The new satellite degree program allows students to stay in the Columbia area and at the same time take courses UMKC requires for its students majoring in pharmacy.

In the end, they will get a degree from UMKC ­— and, the program’s leaders hope, replenish the number of pharmacists in mid-Missouri.

A 1999 study by the U.S. Department of Health and Human Services found that pharmacists make up the third- largest group of health professionals but that there has been a nationwide decline in the number of available pharmacists, as well as problems hiring and retaining full-time workers.

Missouri’s pharmacy workforce is down 35 percent from what it needs to be, said Mary Euler, assistant dean of the School of Pharmacy at UMKC.

“Missouri is one of the states that has the highest shortage, but in Kansas City, we’re at capacity. We found the rural areas of mid-Missouri need attention,” Euler said. “We wanted to educate citizens of mid-Missouri and keep them in mid-Missouri, so there would be an increased pool of people to hire.”

Euler predicts the nationwide shortage will take a decade to repair. “We’re trying very hard to fill the void for our state,” she said.

The new program allows students to do all of the course work through MU, in one way or another.

“The courses specific to the pharmacy degree, for example lectures available only through UMKC, are taken over the Internet using distance-education technology,” Euler said.

Kathleen Snella, the newly appointed assistant dean for the MU campus satellite program, confirmed that vacancies for pharmacists and pharmaceutical technicians are most extreme throughout the center of the state. She said she was eager to take on her new role.
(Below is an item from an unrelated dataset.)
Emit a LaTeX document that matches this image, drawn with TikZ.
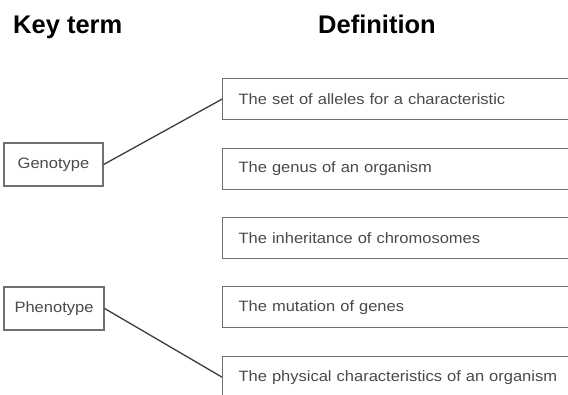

“Students will be taking required courses like other degree programs in the health professions, like organic chemistry, biology, anatomy,” Snella said. “And they can take an introduction to pharmacy course and pharmacy law in the first semester.”
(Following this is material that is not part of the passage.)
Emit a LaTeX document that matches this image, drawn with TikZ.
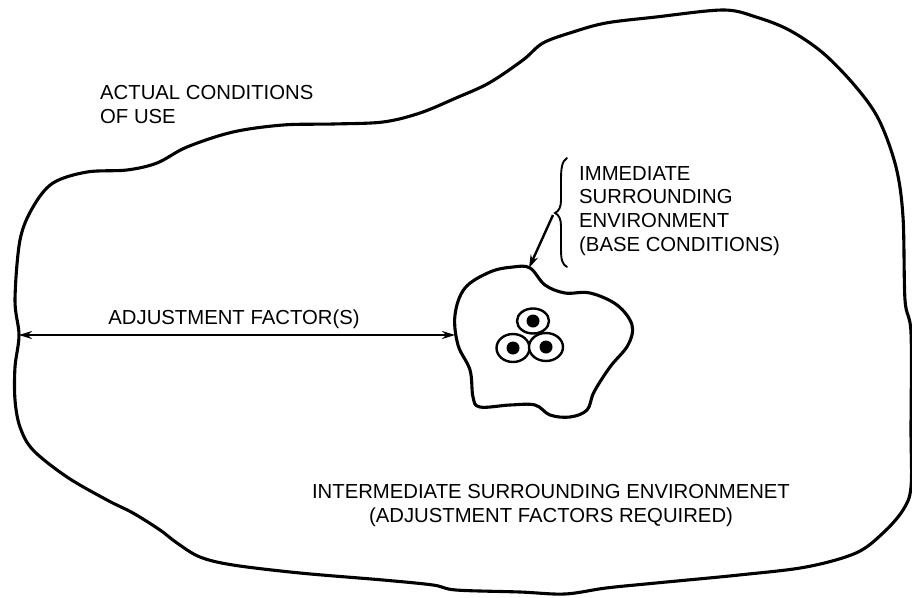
\documentclass[tikz,border=0pt]{standalone}
\usepackage{fontspec}
\setmainfont{Liberation Sans}
\usetikzlibrary{arrows.meta}
\begin{document}
\begin{tikzpicture}[x=1pt,y=-1pt,
  outline/.style={line width=3.1pt,line join=round},
  lbl/.style={font=\fontsize{20.3}{23.6}\selectfont,inner sep=0pt,align=left},
  tip/.style={-{Stealth[length=13pt,width=8pt]},line width=2.4pt},
  tips/.style={{Stealth[length=13pt,width=8pt]}-{Stealth[length=13pt,width=8pt]},line width=2.4pt}]
\useasboundingbox (0,0) rectangle (912,597);
% outer boundary
\draw[outline] plot[smooth cycle,tension=0.55] coordinates {
 (15,300) (20,240) (33,207) (53,183) (87,172) (127,170) (157,163) (187,147)
 (233,132) (283,125) (333,124) (383,122) (420,113) (456,98) (489,83) (523,60)
 (543,43) (573,32) (606,23) (656,17) (723,10) (756,17) (789,30) (823,53)
 (856,87) (879,120) (896,167) (903,217) (905,300) (911,333) (911,430) (911,487)
 (903,510) (883,533) (856,553) (806,567) (739,575) (656,583) (606,588) (565,594)
 (520,592) (456,590) (433,585) (383,580) (300,573) (233,565) (200,557) (177,543)
 (160,530) (133,513) (107,500) (67,477) (33,450) (20,427) (15,400) (15,367)
 (19,335)};
% inner blob
\draw[outline] plot[smooth cycle,tension=0.6] coordinates {
 (530,268) (545,285) (565,293) (590,293) (617,305) (632,325) (628,345) (610,367)
 (594,392) (587,410) (570,417) (550,415) (535,405) (510,405) (480,407) (473,397)
 (470,370) (458,345) (455,315) (465,288) (490,272) (513,267)};
% cells
\foreach \n/\cx/\cy/\rx/\ry in {c1/533/321/16/12.5, c2/513/348/16.5/14, c3/546/347/17/14}{
  \draw[line width=2.4pt,fill=white] (\cx,\cy) ellipse [x radius=\rx,y radius=\ry];
  \fill (\cx,\cy) circle (6.5);
}
% coordinates for connectors
\coordinate (leftedge) at (19,335);
\coordinate (blobleft) at (455,335);
\coordinate (bracetip) at (553,215);
\coordinate (blobtop) at (529,268);
\draw[tips] (leftedge) -- (blobleft);
\draw[tip] (bracetip) -- (blobtop);
% brace
\draw[line width=1.9pt,line cap=round] (567,158) .. controls (562,161) and (561,168) .. (561,180)
  -- (561,200) .. controls (561,207) and (559,211) .. (555,213)
  .. controls (559,215) and (561,219) .. (561,226)
  -- (561,248) .. controls (561,260) and (562,264) .. (567,267);
% labels
\node[lbl,anchor=base west] (acu) at (100,123.5) {ACTUAL CONDITIONS\\OF USE};
\node[lbl,anchor=base west] (ise) at (579,251) {IMMEDIATE\\SURROUNDING\\ENVIRONMENT\\(BASE CONDITIONS)};
\node[lbl,anchor=base] (adj) at (234,324) {ADJUSTMENT FACTOR(S)};
\node[lbl,anchor=base,align=center] (mid) at (551,522) {INTERMEDIATE SURROUNDING ENVIRONMENET\\(ADJUSTMENT FACTORS REQUIRED)};
\end{tikzpicture}
\end{document}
She teaches as well as serves as faculty adviser for students in the sequence and remains a mediator between the two campuses, coordinating and synchronizing the program at MU. Snella, who relocated from Texas for the new position, was a pharmacist at University Pharmacy 15 years ago.

Eight more employees will be hired for the MU arm of the program.

In developing it, Euler worked closely with members of the MU School of Health Professions, including Associate Dean Kevin Rudeen.

“We initially just started talking about how we could expand the program to meet needs in Missouri,” Rudeen said. “We wanted to make a way to increase the number of educated, trained and available pharmacists for the workforce.”

MU student Jordan Hinkle of Jackson said she planned to apply to UMKC but saw the option to select the new program on the application.

“I was interested in going to any pharmacy school, but I liked that here it’s a little closer to home,” Hinkle said. “It was neat to be part of the first class — I figured it would get a lot of support from the school.”

Rudeen said one of the benefits for students is they get to stay on the MU campus and use its facilities, “which just may be more accommodating to a student’s needs. And it’s not costing taxpayers any more money.”